-- Start COLLECTED MATERIAL --

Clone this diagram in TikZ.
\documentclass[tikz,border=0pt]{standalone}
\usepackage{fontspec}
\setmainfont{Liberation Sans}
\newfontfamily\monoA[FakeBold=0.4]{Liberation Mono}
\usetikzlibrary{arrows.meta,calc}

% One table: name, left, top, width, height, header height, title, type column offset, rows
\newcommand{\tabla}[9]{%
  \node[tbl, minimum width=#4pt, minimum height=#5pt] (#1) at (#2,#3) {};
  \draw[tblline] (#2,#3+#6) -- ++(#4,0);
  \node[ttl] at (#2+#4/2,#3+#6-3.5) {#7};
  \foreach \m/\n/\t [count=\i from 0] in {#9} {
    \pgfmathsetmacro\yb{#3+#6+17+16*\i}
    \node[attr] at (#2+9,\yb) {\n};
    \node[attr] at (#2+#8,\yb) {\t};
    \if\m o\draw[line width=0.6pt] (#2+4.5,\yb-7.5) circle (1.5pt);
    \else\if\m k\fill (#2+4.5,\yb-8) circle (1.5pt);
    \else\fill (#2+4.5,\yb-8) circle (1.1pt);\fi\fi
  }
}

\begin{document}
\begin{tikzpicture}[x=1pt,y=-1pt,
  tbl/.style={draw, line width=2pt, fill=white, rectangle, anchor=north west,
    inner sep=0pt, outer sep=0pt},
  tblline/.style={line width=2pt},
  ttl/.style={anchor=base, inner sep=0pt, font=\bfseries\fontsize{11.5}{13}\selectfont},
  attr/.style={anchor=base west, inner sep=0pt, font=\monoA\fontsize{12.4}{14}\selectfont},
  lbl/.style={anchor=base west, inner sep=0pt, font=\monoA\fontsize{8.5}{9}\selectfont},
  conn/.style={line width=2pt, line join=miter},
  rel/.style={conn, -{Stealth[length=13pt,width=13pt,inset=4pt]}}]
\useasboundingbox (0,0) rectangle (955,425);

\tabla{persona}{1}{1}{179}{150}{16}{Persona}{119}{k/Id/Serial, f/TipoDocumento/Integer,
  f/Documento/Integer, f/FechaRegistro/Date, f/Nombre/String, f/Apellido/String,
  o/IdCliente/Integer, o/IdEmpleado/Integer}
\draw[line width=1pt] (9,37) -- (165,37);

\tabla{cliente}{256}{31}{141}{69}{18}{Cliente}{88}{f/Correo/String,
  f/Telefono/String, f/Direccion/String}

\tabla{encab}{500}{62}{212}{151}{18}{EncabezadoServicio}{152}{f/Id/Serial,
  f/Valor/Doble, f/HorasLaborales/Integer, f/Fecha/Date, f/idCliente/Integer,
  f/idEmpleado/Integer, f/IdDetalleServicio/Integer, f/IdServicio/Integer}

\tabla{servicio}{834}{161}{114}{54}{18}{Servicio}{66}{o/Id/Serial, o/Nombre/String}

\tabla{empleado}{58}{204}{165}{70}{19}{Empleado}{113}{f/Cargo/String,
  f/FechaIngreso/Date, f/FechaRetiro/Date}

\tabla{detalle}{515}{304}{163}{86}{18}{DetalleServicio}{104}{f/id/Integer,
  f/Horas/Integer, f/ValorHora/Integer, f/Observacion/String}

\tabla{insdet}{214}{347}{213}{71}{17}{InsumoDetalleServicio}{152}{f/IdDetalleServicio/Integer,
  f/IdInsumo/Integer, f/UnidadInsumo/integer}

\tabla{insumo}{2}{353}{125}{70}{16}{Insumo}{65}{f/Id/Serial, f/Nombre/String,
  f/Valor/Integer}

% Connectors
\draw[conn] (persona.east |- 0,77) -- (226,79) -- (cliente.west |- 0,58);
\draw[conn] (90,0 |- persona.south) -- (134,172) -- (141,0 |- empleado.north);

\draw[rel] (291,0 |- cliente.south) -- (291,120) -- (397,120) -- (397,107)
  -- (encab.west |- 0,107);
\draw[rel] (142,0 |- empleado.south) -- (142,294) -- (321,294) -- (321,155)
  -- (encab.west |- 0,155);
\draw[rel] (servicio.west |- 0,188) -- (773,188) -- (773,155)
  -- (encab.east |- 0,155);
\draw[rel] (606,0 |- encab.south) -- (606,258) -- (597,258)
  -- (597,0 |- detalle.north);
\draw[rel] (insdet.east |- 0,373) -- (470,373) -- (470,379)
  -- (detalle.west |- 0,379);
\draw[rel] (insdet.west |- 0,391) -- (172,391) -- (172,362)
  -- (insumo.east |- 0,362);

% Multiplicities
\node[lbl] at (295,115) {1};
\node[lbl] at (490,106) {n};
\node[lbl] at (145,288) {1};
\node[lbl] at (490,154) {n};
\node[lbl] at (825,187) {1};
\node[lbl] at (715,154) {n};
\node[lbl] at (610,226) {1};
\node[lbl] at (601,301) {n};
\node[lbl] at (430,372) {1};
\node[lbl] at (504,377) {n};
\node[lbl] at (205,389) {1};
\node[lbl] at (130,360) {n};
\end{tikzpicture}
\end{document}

-- End COLLECTED MATERIAL --

EXERCISE REQUIREMENTS —
Retype the material in full, character for character.

TASK OUTPUT —
Clone this diagram in TikZ.
\documentclass[tikz,border=0pt]{standalone}
\usepackage{fontspec}
\setmainfont{Liberation Sans}
\newfontfamily\monoA[FakeBold=0.4]{Liberation Mono}
\usetikzlibrary{arrows.meta,calc}

% One table: name, left, top, width, height, header height, title, type column offset, rows
\newcommand{\tabla}[9]{%
  \node[tbl, minimum width=#4pt, minimum height=#5pt] (#1) at (#2,#3) {};
  \draw[tblline] (#2,#3+#6) -- ++(#4,0);
  \node[ttl] at (#2+#4/2,#3+#6-3.5) {#7};
  \foreach \m/\n/\t [count=\i from 0] in {#9} {
    \pgfmathsetmacro\yb{#3+#6+17+16*\i}
    \node[attr] at (#2+9,\yb) {\n};
    \node[attr] at (#2+#8,\yb) {\t};
    \if\m o\draw[line width=0.6pt] (#2+4.5,\yb-7.5) circle (1.5pt);
    \else\if\m k\fill (#2+4.5,\yb-8) circle (1.5pt);
    \else\fill (#2+4.5,\yb-8) circle (1.1pt);\fi\fi
  }
}

\begin{document}
\begin{tikzpicture}[x=1pt,y=-1pt,
  tbl/.style={draw, line width=2pt, fill=white, rectangle, anchor=north west,
    inner sep=0pt, outer sep=0pt},
  tblline/.style={line width=2pt},
  ttl/.style={anchor=base, inner sep=0pt, font=\bfseries\fontsize{11.5}{13}\selectfont},
  attr/.style={anchor=base west, inner sep=0pt, font=\monoA\fontsize{12.4}{14}\selectfont},
  lbl/.style={anchor=base west, inner sep=0pt, font=\monoA\fontsize{8.5}{9}\selectfont},
  conn/.style={line width=2pt, line join=miter},
  rel/.style={conn, -{Stealth[length=13pt,width=13pt,inset=4pt]}}]
\useasboundingbox (0,0) rectangle (955,425);

\tabla{persona}{1}{1}{179}{150}{16}{Persona}{119}{k/Id/Serial, f/TipoDocumento/Integer,
  f/Documento/Integer, f/FechaRegistro/Date, f/Nombre/String, f/Apellido/String,
  o/IdCliente/Integer, o/IdEmpleado/Integer}
\draw[line width=1pt] (9,37) -- (165,37);

\tabla{cliente}{256}{31}{141}{69}{18}{Cliente}{88}{f/Correo/String,
  f/Telefono/String, f/Direccion/String}

\tabla{encab}{500}{62}{212}{151}{18}{EncabezadoServicio}{152}{f/Id/Serial,
  f/Valor/Doble, f/HorasLaborales/Integer, f/Fecha/Date, f/idCliente/Integer,
  f/idEmpleado/Integer, f/IdDetalleServicio/Integer, f/IdServicio/Integer}

\tabla{servicio}{834}{161}{114}{54}{18}{Servicio}{66}{o/Id/Serial, o/Nombre/String}

\tabla{empleado}{58}{204}{165}{70}{19}{Empleado}{113}{f/Cargo/String,
  f/FechaIngreso/Date, f/FechaRetiro/Date}

\tabla{detalle}{515}{304}{163}{86}{18}{DetalleServicio}{104}{f/id/Integer,
  f/Horas/Integer, f/ValorHora/Integer, f/Observacion/String}

\tabla{insdet}{214}{347}{213}{71}{17}{InsumoDetalleServicio}{152}{f/IdDetalleServicio/Integer,
  f/IdInsumo/Integer, f/UnidadInsumo/integer}

\tabla{insumo}{2}{353}{125}{70}{16}{Insumo}{65}{f/Id/Serial, f/Nombre/String,
  f/Valor/Integer}

% Connectors
\draw[conn] (persona.east |- 0,77) -- (226,79) -- (cliente.west |- 0,58);
\draw[conn] (90,0 |- persona.south) -- (134,172) -- (141,0 |- empleado.north);

\draw[rel] (291,0 |- cliente.south) -- (291,120) -- (397,120) -- (397,107)
  -- (encab.west |- 0,107);
\draw[rel] (142,0 |- empleado.south) -- (142,294) -- (321,294) -- (321,155)
  -- (encab.west |- 0,155);
\draw[rel] (servicio.west |- 0,188) -- (773,188) -- (773,155)
  -- (encab.east |- 0,155);
\draw[rel] (606,0 |- encab.south) -- (606,258) -- (597,258)
  -- (597,0 |- detalle.north);
\draw[rel] (insdet.east |- 0,373) -- (470,373) -- (470,379)
  -- (detalle.west |- 0,379);
\draw[rel] (insdet.west |- 0,391) -- (172,391) -- (172,362)
  -- (insumo.east |- 0,362);

% Multiplicities
\node[lbl] at (295,115) {1};
\node[lbl] at (490,106) {n};
\node[lbl] at (145,288) {1};
\node[lbl] at (490,154) {n};
\node[lbl] at (825,187) {1};
\node[lbl] at (715,154) {n};
\node[lbl] at (610,226) {1};
\node[lbl] at (601,301) {n};
\node[lbl] at (430,372) {1};
\node[lbl] at (504,377) {n};
\node[lbl] at (205,389) {1};
\node[lbl] at (130,360) {n};
\end{tikzpicture}
\end{document}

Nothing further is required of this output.